There are verses in the prophets, however, that seem to contradict this idea of doing the good deed, bringing the sacrifice, even if not motivated by love. "Why do I need all of your sacrifices when your hearts are far from Me?" Why? We just gave a reason! Because doing the good deed changes the heart!

It is because people can also do good deeds for bad reasons. Up until now, we have been talking about neutral reasons. The person goes to synagogue because it is the thing to do, not because they love the synagogue. But when a person gives charity from stolen money, that charity has no value. The charity becomes part of the sin, because the person seeks to justify his evil deed by giving charity. This is called whitewashing. Someone who wants to bribe God with a sacrifice so He will look the other way when they cheat and steel, will get no credit for that sacrifice.

Thus, the meaning of the statement we quoted above, "God forges the good thought into a good deed. He does not forge a bad thought into a deed," takes on a new meaning. This saying can be understood as giving us a process. It can mean that a good thought leads to a valid deed, and combines with it to strengthen the good heart. A bad thought, however, does not lead to a valid deed, since even the deed is a sin.

So we see that there is value in doing good deeds for external reasons, as long as those reasons are positive and good. We don't need perfection, we don't need complete purity, in order to gain credit for good deeds. Which brings us to Purim.

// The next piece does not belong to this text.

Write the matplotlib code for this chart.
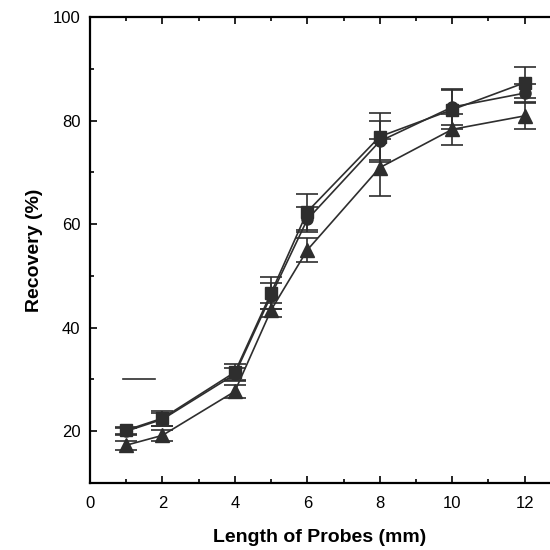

Purim, at its essence, is compromised happiness at best. Remember, the same king Ahashverosh that had acquiesced in Haman's plan to annihilate the Jewish people was still on the throne the day after the Jews were saved. He could easily revive the decree at any time. So how can we be happy? Our hearts don't really feel it!

Therefore, comes the same solution as with the sacrifices. Perform actions of happiness with good intentions, and your heart will follow. Dress up in costumes, make merry, have a Lechaim! Do things to demonstrate happiness and gratitude to God, and even though the future is uncertain, you will feel that happiness growing inside your heart.